What the task requires:
Only the lines from the line containing "Write a LaTeX" through the line containing "(3,2) rectangle (966,246);" should be reproduced, please, with no pictures.

>> Begin The input

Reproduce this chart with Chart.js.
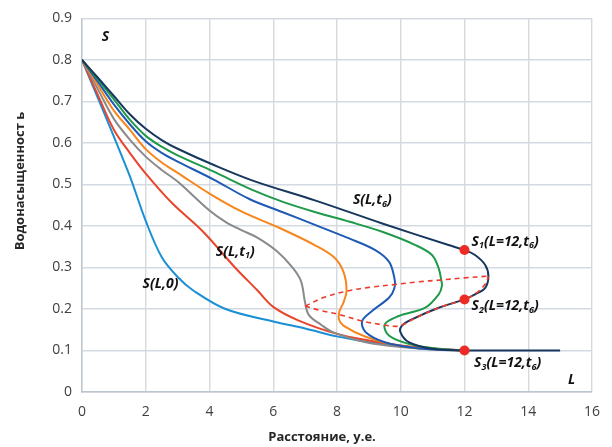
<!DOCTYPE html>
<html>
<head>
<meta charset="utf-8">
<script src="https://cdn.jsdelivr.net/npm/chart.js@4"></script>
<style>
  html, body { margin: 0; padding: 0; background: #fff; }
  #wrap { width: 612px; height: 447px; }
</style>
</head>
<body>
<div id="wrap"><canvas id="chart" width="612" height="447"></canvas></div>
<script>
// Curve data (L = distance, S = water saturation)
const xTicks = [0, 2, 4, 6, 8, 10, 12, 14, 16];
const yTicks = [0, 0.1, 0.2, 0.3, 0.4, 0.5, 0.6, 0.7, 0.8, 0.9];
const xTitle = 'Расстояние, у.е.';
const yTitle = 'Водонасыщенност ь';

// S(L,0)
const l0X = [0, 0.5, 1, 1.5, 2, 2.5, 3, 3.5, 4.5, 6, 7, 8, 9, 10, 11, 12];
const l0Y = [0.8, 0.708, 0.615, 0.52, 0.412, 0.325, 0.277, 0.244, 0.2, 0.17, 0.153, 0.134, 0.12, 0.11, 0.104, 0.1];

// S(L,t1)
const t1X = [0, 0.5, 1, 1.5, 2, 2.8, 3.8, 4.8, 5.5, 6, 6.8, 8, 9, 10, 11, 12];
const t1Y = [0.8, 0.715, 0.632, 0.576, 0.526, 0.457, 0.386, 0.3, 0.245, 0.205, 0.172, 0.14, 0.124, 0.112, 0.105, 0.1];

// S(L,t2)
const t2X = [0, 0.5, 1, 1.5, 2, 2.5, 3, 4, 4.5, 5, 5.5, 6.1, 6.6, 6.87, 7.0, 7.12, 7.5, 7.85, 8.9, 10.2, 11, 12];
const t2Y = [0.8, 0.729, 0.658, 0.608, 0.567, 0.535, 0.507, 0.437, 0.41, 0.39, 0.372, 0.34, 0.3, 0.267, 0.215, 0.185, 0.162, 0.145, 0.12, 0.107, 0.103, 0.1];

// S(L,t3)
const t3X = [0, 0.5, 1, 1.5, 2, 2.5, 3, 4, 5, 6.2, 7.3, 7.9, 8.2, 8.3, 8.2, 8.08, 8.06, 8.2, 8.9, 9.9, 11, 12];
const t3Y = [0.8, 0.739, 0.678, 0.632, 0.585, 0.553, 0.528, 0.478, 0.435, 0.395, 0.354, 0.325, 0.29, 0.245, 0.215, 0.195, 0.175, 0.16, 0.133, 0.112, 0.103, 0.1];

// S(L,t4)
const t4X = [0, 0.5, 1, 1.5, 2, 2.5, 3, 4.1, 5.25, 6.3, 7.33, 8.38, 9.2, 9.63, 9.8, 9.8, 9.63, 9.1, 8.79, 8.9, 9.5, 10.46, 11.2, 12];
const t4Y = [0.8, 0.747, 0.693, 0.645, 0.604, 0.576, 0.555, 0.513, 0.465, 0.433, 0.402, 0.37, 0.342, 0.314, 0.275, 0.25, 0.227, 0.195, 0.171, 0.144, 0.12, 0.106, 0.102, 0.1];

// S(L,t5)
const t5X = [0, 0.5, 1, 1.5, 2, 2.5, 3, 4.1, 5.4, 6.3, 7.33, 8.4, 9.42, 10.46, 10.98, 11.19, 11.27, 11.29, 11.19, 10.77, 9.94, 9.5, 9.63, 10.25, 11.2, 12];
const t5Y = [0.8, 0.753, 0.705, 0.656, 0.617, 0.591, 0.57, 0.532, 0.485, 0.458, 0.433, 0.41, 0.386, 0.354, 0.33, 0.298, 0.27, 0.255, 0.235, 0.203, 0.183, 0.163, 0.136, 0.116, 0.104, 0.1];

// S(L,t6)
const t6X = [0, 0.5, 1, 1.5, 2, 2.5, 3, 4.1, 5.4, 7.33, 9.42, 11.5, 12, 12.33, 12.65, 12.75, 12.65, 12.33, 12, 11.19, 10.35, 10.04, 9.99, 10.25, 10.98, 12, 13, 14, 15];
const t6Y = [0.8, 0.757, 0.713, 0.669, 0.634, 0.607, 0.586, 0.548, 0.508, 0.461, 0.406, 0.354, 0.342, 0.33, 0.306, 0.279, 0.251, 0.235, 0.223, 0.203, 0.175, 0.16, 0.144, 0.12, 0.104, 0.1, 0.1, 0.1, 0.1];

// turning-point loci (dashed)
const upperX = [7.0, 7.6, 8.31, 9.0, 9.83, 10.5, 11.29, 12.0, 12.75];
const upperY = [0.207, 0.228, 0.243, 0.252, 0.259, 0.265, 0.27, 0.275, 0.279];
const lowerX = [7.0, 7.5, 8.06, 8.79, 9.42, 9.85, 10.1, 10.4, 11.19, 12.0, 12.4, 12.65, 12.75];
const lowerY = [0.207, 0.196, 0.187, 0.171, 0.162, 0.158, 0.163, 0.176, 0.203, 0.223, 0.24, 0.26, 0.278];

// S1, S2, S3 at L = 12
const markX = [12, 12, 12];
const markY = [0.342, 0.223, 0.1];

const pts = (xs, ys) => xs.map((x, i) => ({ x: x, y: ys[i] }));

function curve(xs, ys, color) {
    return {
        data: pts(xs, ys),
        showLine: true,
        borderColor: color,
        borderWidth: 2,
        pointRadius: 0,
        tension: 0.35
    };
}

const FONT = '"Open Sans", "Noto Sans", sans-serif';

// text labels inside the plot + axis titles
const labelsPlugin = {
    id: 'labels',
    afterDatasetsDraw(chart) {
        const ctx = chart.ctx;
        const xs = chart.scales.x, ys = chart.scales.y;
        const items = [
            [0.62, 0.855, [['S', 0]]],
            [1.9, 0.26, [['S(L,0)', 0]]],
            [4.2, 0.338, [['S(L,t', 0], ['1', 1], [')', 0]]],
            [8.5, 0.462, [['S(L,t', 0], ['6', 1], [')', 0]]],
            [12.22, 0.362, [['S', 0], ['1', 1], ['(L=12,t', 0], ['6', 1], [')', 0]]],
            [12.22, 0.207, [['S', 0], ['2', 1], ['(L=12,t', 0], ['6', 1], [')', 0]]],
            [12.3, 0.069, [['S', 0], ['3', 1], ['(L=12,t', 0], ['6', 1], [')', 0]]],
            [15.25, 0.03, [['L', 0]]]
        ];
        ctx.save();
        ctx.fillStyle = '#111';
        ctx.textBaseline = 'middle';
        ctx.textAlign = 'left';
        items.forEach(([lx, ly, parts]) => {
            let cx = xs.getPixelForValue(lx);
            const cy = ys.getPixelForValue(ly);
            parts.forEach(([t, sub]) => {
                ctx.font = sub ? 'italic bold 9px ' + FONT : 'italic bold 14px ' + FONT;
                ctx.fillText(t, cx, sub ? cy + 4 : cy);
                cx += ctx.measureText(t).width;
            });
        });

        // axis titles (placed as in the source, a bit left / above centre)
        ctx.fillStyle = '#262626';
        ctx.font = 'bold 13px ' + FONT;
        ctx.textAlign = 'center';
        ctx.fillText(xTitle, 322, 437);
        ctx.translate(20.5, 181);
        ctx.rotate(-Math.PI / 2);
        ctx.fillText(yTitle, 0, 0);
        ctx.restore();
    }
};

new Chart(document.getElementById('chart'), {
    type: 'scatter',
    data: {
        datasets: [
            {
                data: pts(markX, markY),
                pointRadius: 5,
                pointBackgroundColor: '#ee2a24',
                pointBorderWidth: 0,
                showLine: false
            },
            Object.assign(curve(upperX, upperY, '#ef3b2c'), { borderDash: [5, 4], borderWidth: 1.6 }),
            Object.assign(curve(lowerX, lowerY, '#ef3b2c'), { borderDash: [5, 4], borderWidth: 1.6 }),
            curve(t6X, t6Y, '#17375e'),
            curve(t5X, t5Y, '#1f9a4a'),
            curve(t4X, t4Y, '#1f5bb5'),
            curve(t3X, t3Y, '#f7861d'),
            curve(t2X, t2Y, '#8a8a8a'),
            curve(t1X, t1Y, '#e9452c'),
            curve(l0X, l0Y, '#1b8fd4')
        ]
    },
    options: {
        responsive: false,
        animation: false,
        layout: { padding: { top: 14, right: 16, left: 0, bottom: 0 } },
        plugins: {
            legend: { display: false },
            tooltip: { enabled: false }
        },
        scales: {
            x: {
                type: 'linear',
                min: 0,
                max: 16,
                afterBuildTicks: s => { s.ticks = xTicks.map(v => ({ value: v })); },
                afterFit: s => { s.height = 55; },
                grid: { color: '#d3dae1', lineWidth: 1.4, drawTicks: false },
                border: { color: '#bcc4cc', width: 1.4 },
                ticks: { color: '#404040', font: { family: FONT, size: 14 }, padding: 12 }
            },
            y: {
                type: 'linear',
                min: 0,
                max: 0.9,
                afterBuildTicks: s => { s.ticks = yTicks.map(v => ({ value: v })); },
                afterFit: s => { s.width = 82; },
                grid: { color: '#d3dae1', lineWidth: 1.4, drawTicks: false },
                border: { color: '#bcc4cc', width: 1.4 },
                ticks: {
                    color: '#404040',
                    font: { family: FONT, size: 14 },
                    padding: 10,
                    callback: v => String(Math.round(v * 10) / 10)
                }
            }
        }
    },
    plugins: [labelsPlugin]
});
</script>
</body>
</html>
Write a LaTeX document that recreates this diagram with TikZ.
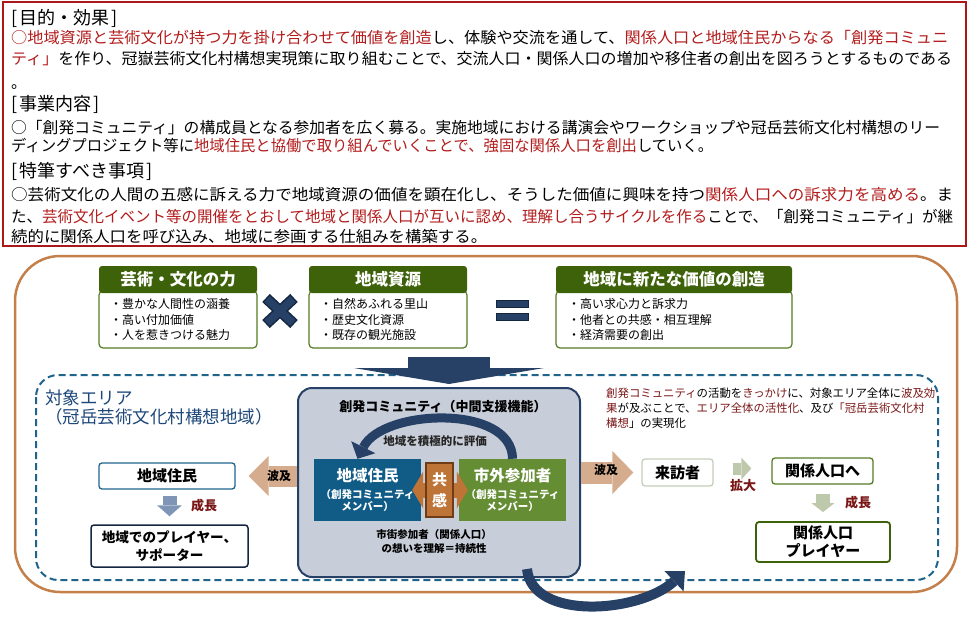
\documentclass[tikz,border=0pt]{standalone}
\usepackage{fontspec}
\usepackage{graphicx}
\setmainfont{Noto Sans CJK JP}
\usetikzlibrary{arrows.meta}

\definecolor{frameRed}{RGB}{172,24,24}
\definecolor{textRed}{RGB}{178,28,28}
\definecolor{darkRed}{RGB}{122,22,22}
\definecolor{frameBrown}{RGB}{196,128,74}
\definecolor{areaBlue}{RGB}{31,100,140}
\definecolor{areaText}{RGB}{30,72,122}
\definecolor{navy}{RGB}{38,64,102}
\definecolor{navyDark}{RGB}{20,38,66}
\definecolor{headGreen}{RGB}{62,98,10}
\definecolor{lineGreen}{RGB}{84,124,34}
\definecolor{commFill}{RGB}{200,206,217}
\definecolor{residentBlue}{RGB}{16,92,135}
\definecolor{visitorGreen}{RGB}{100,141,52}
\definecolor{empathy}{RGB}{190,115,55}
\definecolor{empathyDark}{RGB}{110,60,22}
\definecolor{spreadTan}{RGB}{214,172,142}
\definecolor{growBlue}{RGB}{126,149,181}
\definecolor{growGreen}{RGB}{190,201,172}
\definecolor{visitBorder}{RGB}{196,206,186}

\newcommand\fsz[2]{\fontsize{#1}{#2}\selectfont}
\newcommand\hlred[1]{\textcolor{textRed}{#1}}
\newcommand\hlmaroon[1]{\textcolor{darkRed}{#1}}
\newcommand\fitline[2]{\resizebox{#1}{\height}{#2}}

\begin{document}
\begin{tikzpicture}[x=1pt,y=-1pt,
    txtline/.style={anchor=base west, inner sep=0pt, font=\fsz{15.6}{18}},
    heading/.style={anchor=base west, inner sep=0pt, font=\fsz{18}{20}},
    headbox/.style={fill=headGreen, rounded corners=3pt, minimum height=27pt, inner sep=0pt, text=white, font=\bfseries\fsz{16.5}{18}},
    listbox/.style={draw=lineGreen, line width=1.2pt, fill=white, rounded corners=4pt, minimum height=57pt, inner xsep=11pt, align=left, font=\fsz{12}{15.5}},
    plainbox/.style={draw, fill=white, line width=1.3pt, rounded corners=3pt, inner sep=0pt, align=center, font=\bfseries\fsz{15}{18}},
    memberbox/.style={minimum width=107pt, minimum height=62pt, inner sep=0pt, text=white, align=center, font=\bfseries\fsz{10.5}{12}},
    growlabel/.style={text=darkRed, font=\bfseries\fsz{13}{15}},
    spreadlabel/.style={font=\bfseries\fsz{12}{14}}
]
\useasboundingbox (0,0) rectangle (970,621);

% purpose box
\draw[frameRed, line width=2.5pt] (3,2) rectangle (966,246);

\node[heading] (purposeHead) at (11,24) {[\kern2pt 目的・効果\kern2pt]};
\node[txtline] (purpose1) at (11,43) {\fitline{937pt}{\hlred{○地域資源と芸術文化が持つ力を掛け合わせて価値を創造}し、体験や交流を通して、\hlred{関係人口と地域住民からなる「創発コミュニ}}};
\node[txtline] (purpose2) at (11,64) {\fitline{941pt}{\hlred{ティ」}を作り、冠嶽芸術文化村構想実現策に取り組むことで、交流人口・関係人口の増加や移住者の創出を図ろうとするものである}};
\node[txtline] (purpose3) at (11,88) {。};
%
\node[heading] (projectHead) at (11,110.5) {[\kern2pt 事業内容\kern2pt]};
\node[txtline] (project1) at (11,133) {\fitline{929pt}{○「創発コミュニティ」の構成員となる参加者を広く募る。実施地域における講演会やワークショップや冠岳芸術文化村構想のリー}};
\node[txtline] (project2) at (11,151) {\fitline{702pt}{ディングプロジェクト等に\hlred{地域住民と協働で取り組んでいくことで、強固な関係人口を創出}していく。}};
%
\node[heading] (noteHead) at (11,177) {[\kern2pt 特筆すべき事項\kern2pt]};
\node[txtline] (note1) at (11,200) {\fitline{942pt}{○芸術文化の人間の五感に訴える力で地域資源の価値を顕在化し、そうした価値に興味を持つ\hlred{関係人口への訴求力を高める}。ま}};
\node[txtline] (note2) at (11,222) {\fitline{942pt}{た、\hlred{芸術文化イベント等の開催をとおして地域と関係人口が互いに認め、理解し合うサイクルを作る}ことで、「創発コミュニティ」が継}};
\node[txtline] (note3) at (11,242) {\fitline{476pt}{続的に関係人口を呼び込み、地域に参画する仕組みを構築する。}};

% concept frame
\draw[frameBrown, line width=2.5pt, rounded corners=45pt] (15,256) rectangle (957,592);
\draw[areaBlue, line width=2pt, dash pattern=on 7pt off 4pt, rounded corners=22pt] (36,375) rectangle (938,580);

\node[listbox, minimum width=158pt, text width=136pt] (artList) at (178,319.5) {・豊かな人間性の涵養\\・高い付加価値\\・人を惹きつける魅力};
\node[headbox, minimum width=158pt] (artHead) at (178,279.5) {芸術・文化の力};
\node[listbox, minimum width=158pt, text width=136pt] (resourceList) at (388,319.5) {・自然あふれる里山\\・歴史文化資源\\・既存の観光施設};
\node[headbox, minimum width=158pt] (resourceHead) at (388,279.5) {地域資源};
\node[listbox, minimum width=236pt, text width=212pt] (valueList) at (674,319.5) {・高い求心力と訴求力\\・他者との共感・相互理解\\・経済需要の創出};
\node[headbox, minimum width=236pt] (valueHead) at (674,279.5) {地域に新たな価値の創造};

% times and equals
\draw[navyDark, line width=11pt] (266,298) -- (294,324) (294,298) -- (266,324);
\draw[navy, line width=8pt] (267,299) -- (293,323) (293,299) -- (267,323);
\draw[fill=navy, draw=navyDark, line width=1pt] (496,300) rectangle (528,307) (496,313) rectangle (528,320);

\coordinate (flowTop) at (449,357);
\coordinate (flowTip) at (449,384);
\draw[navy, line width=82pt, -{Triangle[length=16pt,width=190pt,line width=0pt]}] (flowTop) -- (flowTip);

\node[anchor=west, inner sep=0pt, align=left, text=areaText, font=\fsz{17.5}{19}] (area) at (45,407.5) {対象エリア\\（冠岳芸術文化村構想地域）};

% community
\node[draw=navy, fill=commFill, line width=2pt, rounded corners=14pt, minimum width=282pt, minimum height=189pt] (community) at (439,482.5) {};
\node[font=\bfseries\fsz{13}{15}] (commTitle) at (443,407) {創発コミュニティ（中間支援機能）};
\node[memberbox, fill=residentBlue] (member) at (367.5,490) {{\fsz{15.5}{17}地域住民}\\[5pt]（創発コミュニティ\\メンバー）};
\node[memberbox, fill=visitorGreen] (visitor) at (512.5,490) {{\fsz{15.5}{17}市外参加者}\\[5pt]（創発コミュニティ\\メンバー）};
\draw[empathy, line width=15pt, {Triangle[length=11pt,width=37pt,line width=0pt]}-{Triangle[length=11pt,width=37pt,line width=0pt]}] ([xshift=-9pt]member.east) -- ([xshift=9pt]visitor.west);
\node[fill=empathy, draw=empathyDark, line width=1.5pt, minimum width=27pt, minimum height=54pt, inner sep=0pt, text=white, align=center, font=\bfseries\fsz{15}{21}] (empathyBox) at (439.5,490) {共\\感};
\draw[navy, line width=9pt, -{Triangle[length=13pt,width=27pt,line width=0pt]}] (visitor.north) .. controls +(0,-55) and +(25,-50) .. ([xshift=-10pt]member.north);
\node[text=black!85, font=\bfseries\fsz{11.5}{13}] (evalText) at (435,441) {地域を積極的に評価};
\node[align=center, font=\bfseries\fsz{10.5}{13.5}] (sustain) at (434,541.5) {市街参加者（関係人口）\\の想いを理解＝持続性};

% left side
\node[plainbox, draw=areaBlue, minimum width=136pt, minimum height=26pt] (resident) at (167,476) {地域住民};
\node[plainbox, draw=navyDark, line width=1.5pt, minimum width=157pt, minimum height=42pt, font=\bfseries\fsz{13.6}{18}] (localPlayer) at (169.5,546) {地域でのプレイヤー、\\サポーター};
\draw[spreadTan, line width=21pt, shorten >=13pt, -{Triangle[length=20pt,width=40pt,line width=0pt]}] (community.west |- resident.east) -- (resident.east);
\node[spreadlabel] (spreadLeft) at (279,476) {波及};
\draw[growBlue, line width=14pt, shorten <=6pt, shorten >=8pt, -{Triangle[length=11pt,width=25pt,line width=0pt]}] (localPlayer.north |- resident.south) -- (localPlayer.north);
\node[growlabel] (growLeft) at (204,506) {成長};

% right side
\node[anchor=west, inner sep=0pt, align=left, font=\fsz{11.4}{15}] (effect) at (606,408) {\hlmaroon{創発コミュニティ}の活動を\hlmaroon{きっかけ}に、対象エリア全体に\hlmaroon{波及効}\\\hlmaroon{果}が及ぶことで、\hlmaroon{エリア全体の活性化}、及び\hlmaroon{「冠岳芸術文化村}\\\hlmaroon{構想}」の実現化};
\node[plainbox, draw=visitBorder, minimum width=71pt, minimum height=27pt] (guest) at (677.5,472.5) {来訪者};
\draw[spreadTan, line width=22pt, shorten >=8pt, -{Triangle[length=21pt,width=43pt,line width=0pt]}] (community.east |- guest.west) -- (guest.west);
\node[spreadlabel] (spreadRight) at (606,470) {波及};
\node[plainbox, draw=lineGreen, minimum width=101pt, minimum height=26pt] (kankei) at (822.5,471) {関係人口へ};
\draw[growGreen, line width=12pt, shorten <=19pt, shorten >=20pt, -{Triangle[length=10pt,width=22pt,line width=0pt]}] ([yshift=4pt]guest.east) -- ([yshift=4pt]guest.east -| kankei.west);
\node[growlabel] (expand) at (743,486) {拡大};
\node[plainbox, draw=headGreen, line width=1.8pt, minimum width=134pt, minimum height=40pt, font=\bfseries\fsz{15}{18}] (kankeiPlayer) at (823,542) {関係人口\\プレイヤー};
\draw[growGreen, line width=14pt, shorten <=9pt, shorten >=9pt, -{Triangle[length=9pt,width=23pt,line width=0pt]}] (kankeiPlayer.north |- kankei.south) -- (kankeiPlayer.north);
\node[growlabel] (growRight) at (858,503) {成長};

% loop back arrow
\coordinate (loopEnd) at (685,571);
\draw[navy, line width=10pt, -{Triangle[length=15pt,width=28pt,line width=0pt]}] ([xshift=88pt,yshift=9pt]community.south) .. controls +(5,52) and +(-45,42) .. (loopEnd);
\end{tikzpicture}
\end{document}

>> End The input

Output for this task:
Write a LaTeX document that recreates this diagram with TikZ.
\documentclass[tikz,border=0pt]{standalone}
\usepackage{fontspec}
\usepackage{graphicx}
\setmainfont{Noto Sans CJK JP}
\usetikzlibrary{arrows.meta}

\definecolor{frameRed}{RGB}{172,24,24}
\definecolor{textRed}{RGB}{178,28,28}
\definecolor{darkRed}{RGB}{122,22,22}
\definecolor{frameBrown}{RGB}{196,128,74}
\definecolor{areaBlue}{RGB}{31,100,140}
\definecolor{areaText}{RGB}{30,72,122}
\definecolor{navy}{RGB}{38,64,102}
\definecolor{navyDark}{RGB}{20,38,66}
\definecolor{headGreen}{RGB}{62,98,10}
\definecolor{lineGreen}{RGB}{84,124,34}
\definecolor{commFill}{RGB}{200,206,217}
\definecolor{residentBlue}{RGB}{16,92,135}
\definecolor{visitorGreen}{RGB}{100,141,52}
\definecolor{empathy}{RGB}{190,115,55}
\definecolor{empathyDark}{RGB}{110,60,22}
\definecolor{spreadTan}{RGB}{214,172,142}
\definecolor{growBlue}{RGB}{126,149,181}
\definecolor{growGreen}{RGB}{190,201,172}
\definecolor{visitBorder}{RGB}{196,206,186}

\newcommand\fsz[2]{\fontsize{#1}{#2}\selectfont}
\newcommand\hlred[1]{\textcolor{textRed}{#1}}
\newcommand\hlmaroon[1]{\textcolor{darkRed}{#1}}
\newcommand\fitline[2]{\resizebox{#1}{\height}{#2}}

\begin{document}
\begin{tikzpicture}[x=1pt,y=-1pt,
    txtline/.style={anchor=base west, inner sep=0pt, font=\fsz{15.6}{18}},
    heading/.style={anchor=base west, inner sep=0pt, font=\fsz{18}{20}},
    headbox/.style={fill=headGreen, rounded corners=3pt, minimum height=27pt, inner sep=0pt, text=white, font=\bfseries\fsz{16.5}{18}},
    listbox/.style={draw=lineGreen, line width=1.2pt, fill=white, rounded corners=4pt, minimum height=57pt, inner xsep=11pt, align=left, font=\fsz{12}{15.5}},
    plainbox/.style={draw, fill=white, line width=1.3pt, rounded corners=3pt, inner sep=0pt, align=center, font=\bfseries\fsz{15}{18}},
    memberbox/.style={minimum width=107pt, minimum height=62pt, inner sep=0pt, text=white, align=center, font=\bfseries\fsz{10.5}{12}},
    growlabel/.style={text=darkRed, font=\bfseries\fsz{13}{15}},
    spreadlabel/.style={font=\bfseries\fsz{12}{14}}
]
\useasboundingbox (0,0) rectangle (970,621);

% purpose box
\draw[frameRed, line width=2.5pt] (3,2) rectangle (966,246);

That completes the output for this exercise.